> [What to work on]:
Each line below should be retyped exactly, with no pictures.

■ ■ ■ ■ ■ ■ ■

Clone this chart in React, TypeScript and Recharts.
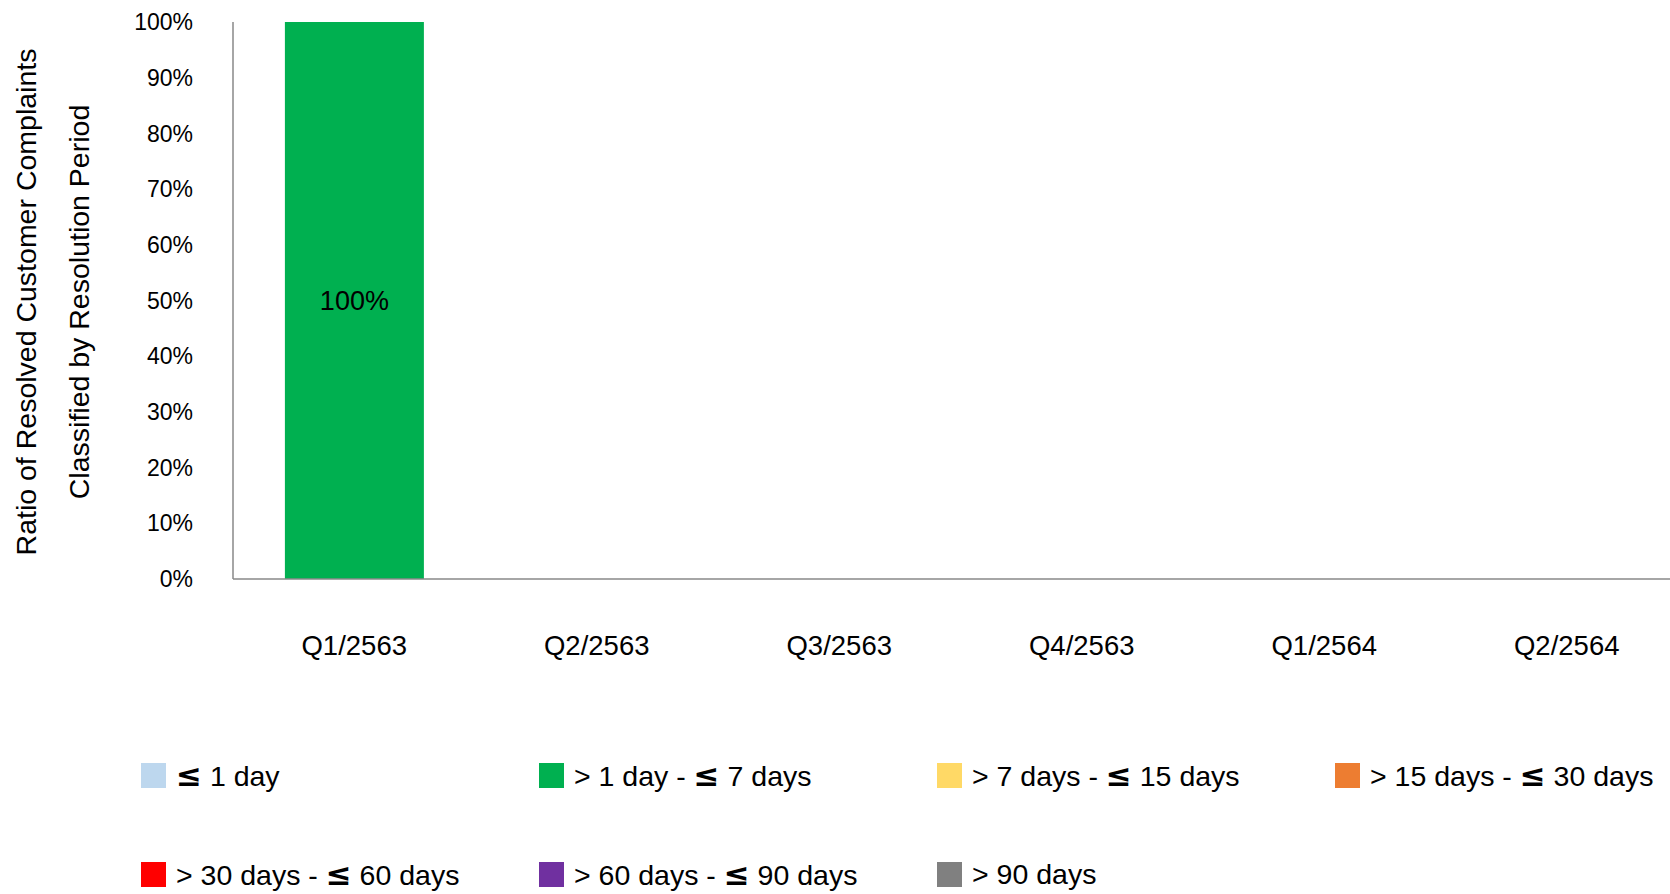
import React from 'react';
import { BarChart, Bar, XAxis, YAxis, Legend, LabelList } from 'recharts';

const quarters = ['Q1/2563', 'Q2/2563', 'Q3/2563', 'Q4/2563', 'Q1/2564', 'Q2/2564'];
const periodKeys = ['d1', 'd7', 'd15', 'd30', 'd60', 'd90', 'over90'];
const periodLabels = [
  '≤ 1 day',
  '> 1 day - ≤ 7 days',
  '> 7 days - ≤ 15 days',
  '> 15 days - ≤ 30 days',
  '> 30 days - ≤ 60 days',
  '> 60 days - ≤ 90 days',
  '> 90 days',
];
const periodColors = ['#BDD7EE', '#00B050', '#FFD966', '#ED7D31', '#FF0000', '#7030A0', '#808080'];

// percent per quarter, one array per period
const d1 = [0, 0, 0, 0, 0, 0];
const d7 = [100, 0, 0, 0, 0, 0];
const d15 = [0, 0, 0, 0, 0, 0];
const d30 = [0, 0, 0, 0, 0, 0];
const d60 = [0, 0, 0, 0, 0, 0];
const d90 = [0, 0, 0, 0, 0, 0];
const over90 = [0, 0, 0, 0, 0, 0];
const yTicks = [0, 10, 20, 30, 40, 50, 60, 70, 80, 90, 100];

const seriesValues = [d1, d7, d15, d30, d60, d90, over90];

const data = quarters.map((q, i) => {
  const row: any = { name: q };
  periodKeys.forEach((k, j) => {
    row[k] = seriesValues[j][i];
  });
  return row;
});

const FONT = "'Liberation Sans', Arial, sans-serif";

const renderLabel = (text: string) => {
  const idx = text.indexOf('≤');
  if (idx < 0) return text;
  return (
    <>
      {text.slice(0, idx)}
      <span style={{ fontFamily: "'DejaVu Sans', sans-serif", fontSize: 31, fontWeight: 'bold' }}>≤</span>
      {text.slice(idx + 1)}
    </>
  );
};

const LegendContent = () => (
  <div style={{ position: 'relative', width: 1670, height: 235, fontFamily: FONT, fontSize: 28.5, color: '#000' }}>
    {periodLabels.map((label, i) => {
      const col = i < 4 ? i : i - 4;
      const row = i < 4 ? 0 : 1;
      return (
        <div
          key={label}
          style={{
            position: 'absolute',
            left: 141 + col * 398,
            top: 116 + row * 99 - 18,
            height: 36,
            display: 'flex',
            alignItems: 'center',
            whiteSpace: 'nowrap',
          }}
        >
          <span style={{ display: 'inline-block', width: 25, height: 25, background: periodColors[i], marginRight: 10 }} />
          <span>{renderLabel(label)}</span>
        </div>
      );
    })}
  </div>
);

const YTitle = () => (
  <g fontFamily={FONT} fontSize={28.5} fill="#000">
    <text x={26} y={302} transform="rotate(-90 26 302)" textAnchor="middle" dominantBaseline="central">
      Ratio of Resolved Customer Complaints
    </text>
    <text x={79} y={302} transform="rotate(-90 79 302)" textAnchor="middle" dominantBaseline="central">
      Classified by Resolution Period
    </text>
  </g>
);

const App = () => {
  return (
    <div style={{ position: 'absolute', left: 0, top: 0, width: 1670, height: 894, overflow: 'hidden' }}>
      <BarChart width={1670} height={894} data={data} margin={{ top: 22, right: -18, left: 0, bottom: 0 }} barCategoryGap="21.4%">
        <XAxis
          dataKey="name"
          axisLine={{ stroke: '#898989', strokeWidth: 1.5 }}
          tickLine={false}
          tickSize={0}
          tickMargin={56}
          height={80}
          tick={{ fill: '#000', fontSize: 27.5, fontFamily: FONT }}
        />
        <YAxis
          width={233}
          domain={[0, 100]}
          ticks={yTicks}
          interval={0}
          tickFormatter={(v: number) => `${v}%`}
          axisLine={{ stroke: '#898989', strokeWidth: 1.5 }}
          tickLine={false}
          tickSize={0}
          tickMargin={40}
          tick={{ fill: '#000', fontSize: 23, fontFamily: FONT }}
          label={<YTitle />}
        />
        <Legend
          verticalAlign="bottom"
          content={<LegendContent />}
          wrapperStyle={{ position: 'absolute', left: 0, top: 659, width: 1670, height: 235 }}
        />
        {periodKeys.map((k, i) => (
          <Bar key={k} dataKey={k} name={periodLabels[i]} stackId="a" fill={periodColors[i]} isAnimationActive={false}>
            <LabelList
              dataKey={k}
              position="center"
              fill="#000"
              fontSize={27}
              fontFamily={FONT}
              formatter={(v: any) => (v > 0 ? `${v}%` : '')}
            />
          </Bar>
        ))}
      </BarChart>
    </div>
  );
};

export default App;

■ ■ ■ ■ ■ ■ ■

> [Response]:
Clone this chart in React, TypeScript and Recharts.
import React from 'react';
import { BarChart, Bar, XAxis, YAxis, Legend, LabelList } from 'recharts';

const quarters = ['Q1/2563', 'Q2/2563', 'Q3/2563', 'Q4/2563', 'Q1/2564', 'Q2/2564'];
const periodKeys = ['d1', 'd7', 'd15', 'd30', 'd60', 'd90', 'over90'];
const periodLabels = [
  '≤ 1 day',
  '> 1 day - ≤ 7 days',
  '> 7 days - ≤ 15 days',
  '> 15 days - ≤ 30 days',
  '> 30 days - ≤ 60 days',
  '> 60 days - ≤ 90 days',
  '> 90 days',
];
const periodColors = ['#BDD7EE', '#00B050', '#FFD966', '#ED7D31', '#FF0000', '#7030A0', '#808080'];

// percent per quarter, one array per period
const d1 = [0, 0, 0, 0, 0, 0];
const d7 = [100, 0, 0, 0, 0, 0];
const d15 = [0, 0, 0, 0, 0, 0];
const d30 = [0, 0, 0, 0, 0, 0];
const d60 = [0, 0, 0, 0, 0, 0];
const d90 = [0, 0, 0, 0, 0, 0];
const over90 = [0, 0, 0, 0, 0, 0];
const yTicks = [0, 10, 20, 30, 40, 50, 60, 70, 80, 90, 100];

const seriesValues = [d1, d7, d15, d30, d60, d90, over90];

const data = quarters.map((q, i) => {
  const row: any = { name: q };
  periodKeys.forEach((k, j) => {
    row[k] = seriesValues[j][i];
  });
  return row;
});

const FONT = "'Liberation Sans', Arial, sans-serif";

const renderLabel = (text: string) => {
  const idx = text.indexOf('≤');
  if (idx < 0) return text;
  return (
    <>
      {text.slice(0, idx)}
      <span style={{ fontFamily: "'DejaVu Sans', sans-serif", fontSize: 31, fontWeight: 'bold' }}>≤</span>
      {text.slice(idx + 1)}
    </>
  );
};

const LegendContent = () => (
  <div style={{ position: 'relative', width: 1670, height: 235, fontFamily: FONT, fontSize: 28.5, color: '#000' }}>
    {periodLabels.map((label, i) => {
      const col = i < 4 ? i : i - 4;
      const row = i < 4 ? 0 : 1;
      return (
        <div
          key={label}
          style={{
            position: 'absolute',
            left: 141 + col * 398,
            top: 116 + row * 99 - 18,
            height: 36,
            display: 'flex',
            alignItems: 'center',
            whiteSpace: 'nowrap',
          }}
        >
          <span style={{ display: 'inline-block', width: 25, height: 25, background: periodColors[i], marginRight: 10 }} />
          <span>{renderLabel(label)}</span>
        </div>
      );
    })}
  </div>
);

const YTitle = () => (
  <g fontFamily={FONT} fontSize={28.5} fill="#000">
    <text x={26} y={302} transform="rotate(-90 26 302)" textAnchor="middle" dominantBaseline="central">
      Ratio of Resolved Customer Complaints
    </text>
    <text x={79} y={302} transform="rotate(-90 79 302)" textAnchor="middle" dominantBaseline="central">
      Classified by Resolution Period
    </text>
  </g>
);

const App = () => {
  return (
    <div style={{ position: 'absolute', left: 0, top: 0, width: 1670, height: 894, overflow: 'hidden' }}>
      <BarChart width={1670} height={894} data={data} margin={{ top: 22, right: -18, left: 0, bottom: 0 }} barCategoryGap="21.4%">
        <XAxis
          dataKey="name"
          axisLine={{ stroke: '#898989', strokeWidth: 1.5 }}
          tickLine={false}
          tickSize={0}
          tickMargin={56}
          height={80}
          tick={{ fill: '#000', fontSize: 27.5, fontFamily: FONT }}
        />
        <YAxis
          width={233}
          domain={[0, 100]}
          ticks={yTicks}
          interval={0}
          tickFormatter={(v: number) => `${v}%`}
          axisLine={{ stroke: '#898989', strokeWidth: 1.5 }}
          tickLine={false}
          tickSize={0}
          tickMargin={40}
          tick={{ fill: '#000', fontSize: 23, fontFamily: FONT }}
          label={<YTitle />}
        />
        <Legend
          verticalAlign="bottom"
          content={<LegendContent />}
          wrapperStyle={{ position: 'absolute', left: 0, top: 659, width: 1670, height: 235 }}
        />
        {periodKeys.map((k, i) => (
          <Bar key={k} dataKey={k} name={periodLabels[i]} stackId="a" fill={periodColors[i]} isAnimationActive={false}>
            <LabelList
              dataKey={k}
              position="center"
              fill="#000"
              fontSize={27}
              fontFamily={FONT}
              formatter={(v: any) => (v > 0 ? `${v}%` : '')}
            />
          </Bar>
        ))}
      </BarChart>
    </div>
  );
};

export default App;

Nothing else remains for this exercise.